Exercise prompt:
Copy exactly the lines from the start of the data below through the one that carries "const ink = '#333333';", and only those.

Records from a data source
----------

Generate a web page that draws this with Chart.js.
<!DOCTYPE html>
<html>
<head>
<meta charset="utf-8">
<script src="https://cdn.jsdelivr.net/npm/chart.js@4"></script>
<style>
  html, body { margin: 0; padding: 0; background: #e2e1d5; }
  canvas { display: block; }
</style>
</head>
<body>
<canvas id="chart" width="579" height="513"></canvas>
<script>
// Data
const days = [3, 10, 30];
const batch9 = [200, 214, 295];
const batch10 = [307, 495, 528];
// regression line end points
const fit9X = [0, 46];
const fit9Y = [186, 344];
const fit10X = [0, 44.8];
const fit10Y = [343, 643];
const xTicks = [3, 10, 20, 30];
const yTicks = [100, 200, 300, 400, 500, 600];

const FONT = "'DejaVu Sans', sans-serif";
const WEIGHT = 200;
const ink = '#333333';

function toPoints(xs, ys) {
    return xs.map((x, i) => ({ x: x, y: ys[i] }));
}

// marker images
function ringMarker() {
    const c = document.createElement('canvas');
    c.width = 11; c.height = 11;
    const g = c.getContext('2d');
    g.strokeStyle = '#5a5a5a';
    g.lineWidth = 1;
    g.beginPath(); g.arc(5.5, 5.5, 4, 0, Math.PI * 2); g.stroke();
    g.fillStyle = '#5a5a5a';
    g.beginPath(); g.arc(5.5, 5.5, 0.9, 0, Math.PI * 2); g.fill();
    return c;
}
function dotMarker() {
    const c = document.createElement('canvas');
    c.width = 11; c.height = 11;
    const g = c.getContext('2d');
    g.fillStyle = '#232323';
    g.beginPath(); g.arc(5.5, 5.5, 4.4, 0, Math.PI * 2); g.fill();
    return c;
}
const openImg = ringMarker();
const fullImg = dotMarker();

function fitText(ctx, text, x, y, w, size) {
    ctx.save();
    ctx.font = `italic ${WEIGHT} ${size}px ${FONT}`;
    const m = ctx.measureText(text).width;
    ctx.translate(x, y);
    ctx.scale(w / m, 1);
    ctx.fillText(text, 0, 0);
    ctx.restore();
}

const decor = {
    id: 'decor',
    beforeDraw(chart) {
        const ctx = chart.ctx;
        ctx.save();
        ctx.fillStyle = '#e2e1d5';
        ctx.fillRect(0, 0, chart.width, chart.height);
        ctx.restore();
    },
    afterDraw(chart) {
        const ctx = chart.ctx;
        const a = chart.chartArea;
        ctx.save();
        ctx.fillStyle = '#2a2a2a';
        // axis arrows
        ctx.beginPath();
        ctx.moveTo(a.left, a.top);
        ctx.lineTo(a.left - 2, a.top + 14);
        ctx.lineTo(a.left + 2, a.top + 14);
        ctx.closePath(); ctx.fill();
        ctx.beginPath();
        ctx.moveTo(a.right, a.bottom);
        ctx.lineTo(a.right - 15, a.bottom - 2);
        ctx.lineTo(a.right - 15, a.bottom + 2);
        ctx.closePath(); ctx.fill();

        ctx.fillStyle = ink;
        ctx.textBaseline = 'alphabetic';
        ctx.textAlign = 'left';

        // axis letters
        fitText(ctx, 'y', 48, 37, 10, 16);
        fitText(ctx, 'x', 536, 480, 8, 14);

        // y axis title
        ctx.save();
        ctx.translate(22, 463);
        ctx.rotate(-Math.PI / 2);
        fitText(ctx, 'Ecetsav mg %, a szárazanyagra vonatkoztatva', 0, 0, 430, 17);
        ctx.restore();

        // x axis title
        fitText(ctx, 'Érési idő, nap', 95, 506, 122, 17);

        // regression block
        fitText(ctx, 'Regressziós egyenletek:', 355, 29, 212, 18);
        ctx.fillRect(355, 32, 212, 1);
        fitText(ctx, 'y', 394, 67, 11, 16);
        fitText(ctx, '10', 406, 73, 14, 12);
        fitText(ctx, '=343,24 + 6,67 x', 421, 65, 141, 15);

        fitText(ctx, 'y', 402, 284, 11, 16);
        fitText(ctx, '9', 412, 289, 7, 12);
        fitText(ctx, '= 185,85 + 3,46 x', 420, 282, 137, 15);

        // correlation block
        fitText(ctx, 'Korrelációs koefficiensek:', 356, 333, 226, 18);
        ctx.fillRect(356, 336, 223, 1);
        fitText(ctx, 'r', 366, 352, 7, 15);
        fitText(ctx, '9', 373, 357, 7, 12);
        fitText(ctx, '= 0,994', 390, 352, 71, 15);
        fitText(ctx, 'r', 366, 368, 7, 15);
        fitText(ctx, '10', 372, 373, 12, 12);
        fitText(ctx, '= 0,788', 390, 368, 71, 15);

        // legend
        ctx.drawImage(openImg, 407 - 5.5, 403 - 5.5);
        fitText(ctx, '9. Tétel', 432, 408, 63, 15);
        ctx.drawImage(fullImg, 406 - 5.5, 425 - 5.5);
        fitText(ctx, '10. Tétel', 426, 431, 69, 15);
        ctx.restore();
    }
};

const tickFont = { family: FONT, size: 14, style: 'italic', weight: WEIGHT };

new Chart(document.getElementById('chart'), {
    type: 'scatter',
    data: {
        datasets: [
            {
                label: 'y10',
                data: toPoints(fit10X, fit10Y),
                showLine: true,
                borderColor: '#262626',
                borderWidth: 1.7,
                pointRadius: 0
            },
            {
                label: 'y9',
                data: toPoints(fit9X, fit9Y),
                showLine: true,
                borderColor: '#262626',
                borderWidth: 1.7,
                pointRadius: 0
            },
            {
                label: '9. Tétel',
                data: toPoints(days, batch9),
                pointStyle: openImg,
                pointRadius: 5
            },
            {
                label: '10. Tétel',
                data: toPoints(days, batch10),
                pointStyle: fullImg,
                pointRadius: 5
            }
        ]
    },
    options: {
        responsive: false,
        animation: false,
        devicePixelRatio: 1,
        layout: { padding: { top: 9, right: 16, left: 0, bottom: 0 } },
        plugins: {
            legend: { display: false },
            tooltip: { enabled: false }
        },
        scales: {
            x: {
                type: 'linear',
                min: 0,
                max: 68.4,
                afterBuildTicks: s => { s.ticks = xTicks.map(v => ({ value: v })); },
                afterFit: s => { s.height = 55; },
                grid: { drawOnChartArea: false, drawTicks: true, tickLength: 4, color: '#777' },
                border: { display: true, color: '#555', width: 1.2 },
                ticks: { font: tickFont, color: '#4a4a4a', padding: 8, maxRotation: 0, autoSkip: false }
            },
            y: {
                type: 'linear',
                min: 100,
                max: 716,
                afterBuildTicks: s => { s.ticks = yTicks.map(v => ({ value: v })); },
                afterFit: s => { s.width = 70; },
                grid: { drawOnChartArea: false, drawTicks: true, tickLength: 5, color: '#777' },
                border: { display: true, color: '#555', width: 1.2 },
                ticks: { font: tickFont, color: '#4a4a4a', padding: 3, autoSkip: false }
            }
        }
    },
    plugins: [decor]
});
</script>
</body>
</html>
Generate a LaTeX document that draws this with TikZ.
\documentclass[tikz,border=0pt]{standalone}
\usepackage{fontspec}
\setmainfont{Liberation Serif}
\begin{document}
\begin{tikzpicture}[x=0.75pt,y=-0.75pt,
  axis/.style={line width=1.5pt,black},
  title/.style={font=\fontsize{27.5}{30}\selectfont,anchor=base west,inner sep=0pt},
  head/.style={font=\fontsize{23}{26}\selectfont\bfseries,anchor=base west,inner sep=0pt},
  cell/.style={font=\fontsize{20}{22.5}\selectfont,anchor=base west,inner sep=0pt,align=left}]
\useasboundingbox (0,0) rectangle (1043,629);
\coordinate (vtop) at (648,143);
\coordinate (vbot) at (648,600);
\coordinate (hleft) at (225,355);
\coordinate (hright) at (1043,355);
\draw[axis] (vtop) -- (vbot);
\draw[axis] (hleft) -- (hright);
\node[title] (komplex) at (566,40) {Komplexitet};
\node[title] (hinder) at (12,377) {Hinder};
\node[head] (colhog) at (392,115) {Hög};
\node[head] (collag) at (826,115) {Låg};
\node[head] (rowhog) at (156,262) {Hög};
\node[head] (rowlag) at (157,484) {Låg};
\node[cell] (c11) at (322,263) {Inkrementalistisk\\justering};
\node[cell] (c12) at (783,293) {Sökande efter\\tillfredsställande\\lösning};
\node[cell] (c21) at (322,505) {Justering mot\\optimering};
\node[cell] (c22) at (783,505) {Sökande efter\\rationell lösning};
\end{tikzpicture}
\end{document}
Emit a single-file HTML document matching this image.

----------

Output of the task:
Generate a web page that draws this with Chart.js.
<!DOCTYPE html>
<html>
<head>
<meta charset="utf-8">
<script src="https://cdn.jsdelivr.net/npm/chart.js@4"></script>
<style>
  html, body { margin: 0; padding: 0; background: #e2e1d5; }
  canvas { display: block; }
</style>
</head>
<body>
<canvas id="chart" width="579" height="513"></canvas>
<script>
// Data
const days = [3, 10, 30];
const batch9 = [200, 214, 295];
const batch10 = [307, 495, 528];
// regression line end points
const fit9X = [0, 46];
const fit9Y = [186, 344];
const fit10X = [0, 44.8];
const fit10Y = [343, 643];
const xTicks = [3, 10, 20, 30];
const yTicks = [100, 200, 300, 400, 500, 600];

const FONT = "'DejaVu Sans', sans-serif";
const WEIGHT = 200;
const ink = '#333333';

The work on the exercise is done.